A tool to help (semi-)automatically find typos. By default, uses Wikipedia as source of likely typos.
For now, the code is run via cloning from GitHub (a PR to make this pip-installable would be welcomed).
git clone https://github.com/bwignall/typochecker.git
cd typochecker
The code currently requires access to certain UK and US dictionaries.
sudo apt-get install wamerican-huge wbritish-huge
python -m typochecker.corrector --dir BASE_DIRECTORY
Example: python corrector.py -d path/to/dest/folder
(This assumes that corrector.py
is in your Python path.)
This will traverse BASE_DIRECTORY
and its subdirectories.
make -f path/to/typochecker/Makefile
Example (explicit): cd path/to/my/folder ; git ls-files | python path/to/my/git/src/typochecker/corrector.py
For either method, this will iterate through the files found, cross-reference the list of likely typos, and prompt the user for how they would like to handle each potential typo.

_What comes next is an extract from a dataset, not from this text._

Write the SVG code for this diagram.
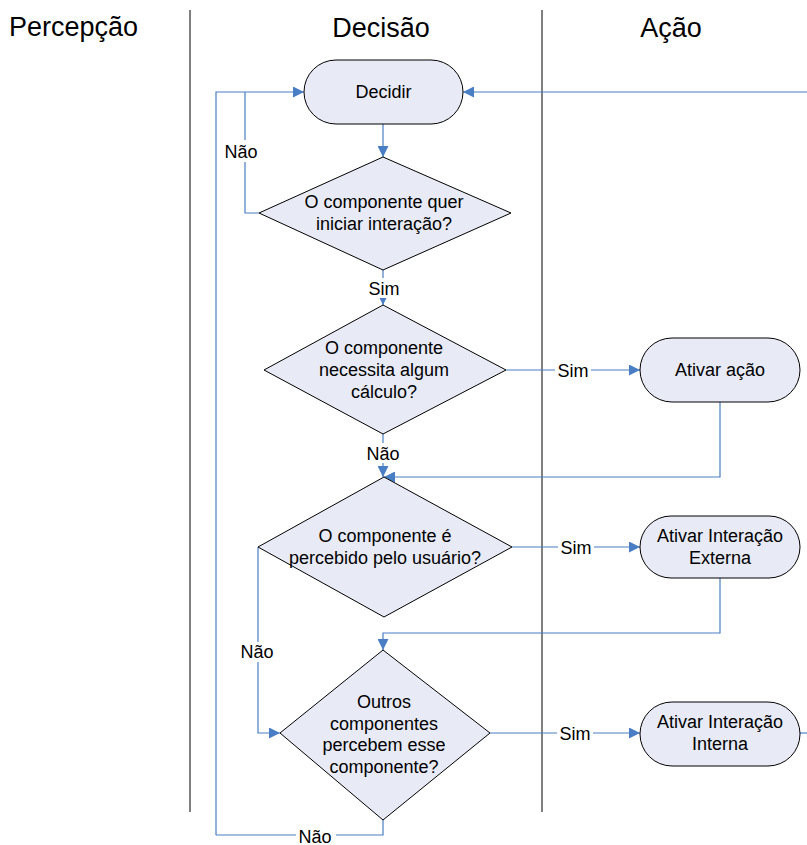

Files will be modified, but no Git commits happen automatically.
- To accept the suggestion, enter
/
. - To ignore the suggestion and keep the existing text, press
Enter
. - To ignore the "typo" for the remainder of the session, enter
!i
. - For help, enter
!h
.
Not all nominal typos are genuine typos. For example, your domain may use terminology that has spelling similar to some non-technical words. To have those not flagged as typos, you can specify whitelisted words. These may be specified directly on the command invocation, via a file, or both.
Examples, direct:
python -m typochecker.corrector --dir BASE_DIRECTORY -w exampleone
python -m typochecker.corrector --dir BASE_DIRECTORY -w exampleone -w exampletwo
Examples, whitelist file:
python -m typochecker.corrector --dir BASE_DIRECTORY -W fileone
python -m typochecker.corrector --dir BASE_DIRECTORY -W fileone -W filetwo
Examples, mixed:
python -m typochecker.corrector --dir BASE_DIRECTORY -w wordone -W fileone
python -m typochecker.corrector --dir BASE_DIRECTORY -w wordone -w wordtwo -W fileone
python -m typochecker.corrector --dir BASE_DIRECTORY -w wordone -W fileone -W filetwo
Note that words are listed explicitly via -w
(i.e., lowercase) and
files are via -W
(i.e., uppercase); long-form options exist for both;
add -h
/--help
for details.
The tool splits on non-alphabetical characters,
so corrections for words like doens't
should be fixed with doesn
(the 't
does not match, and so is not replaced;
entering doesn't
would result in doesn't't
in the resulting text).
The original list of typos was based on a general-purpose list from Wikipedia. The typochecker codebase contains another list of typos, based on scanning some large and well-used codebases. But if you have a different work or codebase, it may not be well represented by the data used in generating these lists. You may apply a provided script for applying heuristics to sniff out possible typos in your work.
# Minimal invocation:
python -m typochecker.levenshtein_corrector BASE_DIRECTORY
# Invocation to remove often-unhelpful suggestions
python -m typochecker.levenshtein_corrector --ignore-appends --ignore-prepends BASE_DIRECTORY
This will generate a file, which then needs to be folded into a list of typos known to the program:
make data/extra_endings.txt
The corrector
script may then be run as usual, as described above.
The tool uses information from Wikipedia as a source of useful typos to check for. Note that some typos (e.g., "wich") contain multiple potential corrections.